Le 18 juin 1942, René Bousquet annonce au commandant SS Oberg que la police exécutera les ordres. Le premier ministre Laval, le commissaire aux affaires juives Darquier de Pellepoix et Bousquet sous l’approbation du général Pétain, dirigent l’arrestation de « juifs apatrides des deux sexes, âgés de 16 à 45 ans ».


Le 8 juillet, les restaurants, les monuments historiques, les cabarets, les cabines téléphoniques, les théâtres et tous les lieux publics sont interdits aux juifs.


Maurice Rajsfus a quatorze ans et sa sœur seize ans lorsque la police arrête sa famille le 15 juillet 1942.

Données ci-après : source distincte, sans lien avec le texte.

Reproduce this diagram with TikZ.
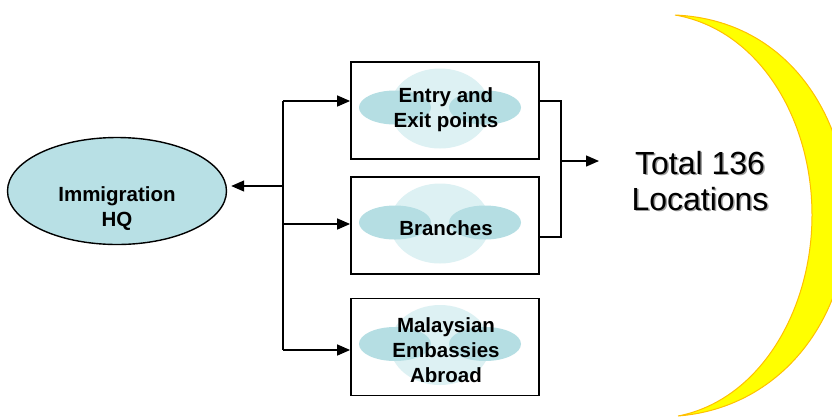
\documentclass[tikz,border=0pt]{standalone}
\usepackage{fontspec}
\setmainfont{Liberation Sans}
\usetikzlibrary{shapes.geometric,arrows.meta,calc}
\definecolor{hqfill}{HTML}{B8E0E5}
\definecolor{decolight}{HTML}{DDF1F3}
\definecolor{decodark}{HTML}{B5DEE3}
\definecolor{moonfill}{HTML}{FFFF00}
\definecolor{moonedge}{HTML}{FFC000}
\definecolor{shadowgray}{HTML}{A0A0A0}
\begin{document}
\begin{tikzpicture}[x=1pt,y=-1pt,
  line width=1.4pt,
  arr/.style={-{Triangle[length=13pt,width=11pt]}},
  boxdeco/.style={path picture={
      \fill[decolight] ($(path picture bounding box.center)+(-5,-2)$) ellipse[x radius=50pt,y radius=40pt];
      \fill[decodark] ($(path picture bounding box.center)+(-50,-3)$) ellipse[x radius=36pt,y radius=17pt];
      \fill[decodark] ($(path picture bounding box.center)+(40,-3)$) ellipse[x radius=36pt,y radius=17pt];
  }},
  unitbox/.style={draw=black,line width=1.8pt,fill=white,minimum width=188pt,minimum height=97pt,
      inner sep=0pt,boxdeco},
  unittext/.style={font=\fontsize{20.5pt}{25pt}\selectfont\bfseries,align=center,inner sep=0pt},
  totaltext/.style={font=\fontsize{32pt}{36pt}\selectfont,align=center,inner sep=0pt}
]
\useasboundingbox (0,0) rectangle (832,416);

% crescent
\begin{scope}
\clip (0,0) rectangle (832,416);
\draw[fill=moonfill,draw=moonedge,line width=1pt]
  (675,15) .. controls (790,20) and (848,120) .. (848,215)
           .. controls (848,320) and (780,408) .. (678,416)
           .. controls (760,400) and (812,310) .. (812,215)
           .. controls (812,120) and (760,30) .. (675,15) -- cycle;
\end{scope}

% HQ
\node[ellipse,draw=black,line width=1.4pt,fill=hqfill,minimum width=219pt,minimum height=107pt,inner sep=0pt]
  (hq) at (117,191) {};
\node[unittext] (hqtext) at (117,209) {Immigration\\HQ};

% boxes
\node[unitbox] (b1) at (445,110.5) {};
\node[unittext] (b1text) at (446,110) {Entry and\\Exit points};
\node[unitbox] (b2) at (445,225.5) {};
\node[unittext] (b2text) at (446,228) {Branches};
\node[unitbox] (b3) at (445,347) {};
\node[unittext] (b3text) at (446,350) {Malaysian\\Embassies\\Abroad};

% total
\node[totaltext,text=shadowgray] (totalshadow) at (701.5,182.5) {Total 136\\Locations};
\node[totaltext] (total) at (700,181) {Total 136\\Locations};

% left tree
\coordinate (t1) at (283,101);
\coordinate (tm) at (283,186);
\coordinate (t2) at (283,224);
\coordinate (t3) at (283,350);
\draw (t1) -- (t3);
\draw[arr,shorten >=4pt] (tm) -- (tm -| hq.east);
\draw[arr] (t1) -- (t1 -| b1.west);
\draw[arr] (t2) -- (t2 -| b2.west);
\draw[arr] (t3) -- (t3 -| b3.west);

% right join
\coordinate (r1) at (561,101);
\coordinate (r2) at (561,237);
\coordinate (rm) at (561,161);
\coordinate (rt) at (599,161);
\draw (r1 -| b1.east) -- (r1) -- (r2) -- (r2 -| b2.east);
\draw[arr] (rm) -- (rt);
\end{tikzpicture}
\end{document}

Trois heures du matin, le 16 juillet 1942, neuf mille hommes vont satisfaire la politique menée par la France. Et Maurice Rajsfus s’interroge, dans son récit qui éclaire l’histoire : « Comment pouvions-nous envisager que des chefs de la police française allaient suggérer à la Gestapo, non seulement l’arrestation des femmes, mais également des enfants ? » Et il comprend qu’« aucune trace ne doit rester ». « Les enfants peuvent toujours témoigner de l’assassinat de leurs parents ».

Pendant que le cinéma projette la Comédie du bonheur, on saigne du juif comme l’exhorte Céline. Les lâches font toujours partie d’une bande, et leurs écrits fonctionnent tant qu’il y a beaucoup d’acheteurs.
L’extrême droite et des fonctionnaires sont chargés de la lâche besogne. « Aucun allemand n’ira frapper aux portes des innocents ». Quelques policiers, « trop rares » précise l’auteur, ne céderont pas à la fascination de la haine du juif.
Les convois de gendarmes, des cars de police entiers et des bus venus de banlieues sont attroupés à Paris. Du vélodrome d’Hiver, les femmes et les enfants ont été transportés aux camps de Pithiviers et de Beaune-la-Rolande.

La mère et le père de Maurice Rajsfus sont emportés dans les camps de la mort. Ils ne reviendront plus.


J’irai voir la pièce de Philippe Ogouz, le 30 août 2017, à La Manufacture des Abbesses, car il y a de la beauté contenue dans l’écriture de Philippe Ogouz et de Maurice Rajsfus. J’ai lu leur texte sans perdre un seul mot. Il y a toujours de la beauté dans la vérité, mais il y a plus encore de la grande puissance  à savoir transformer en objet d'art un fait tragique qu’un auteur a lui-même vécu.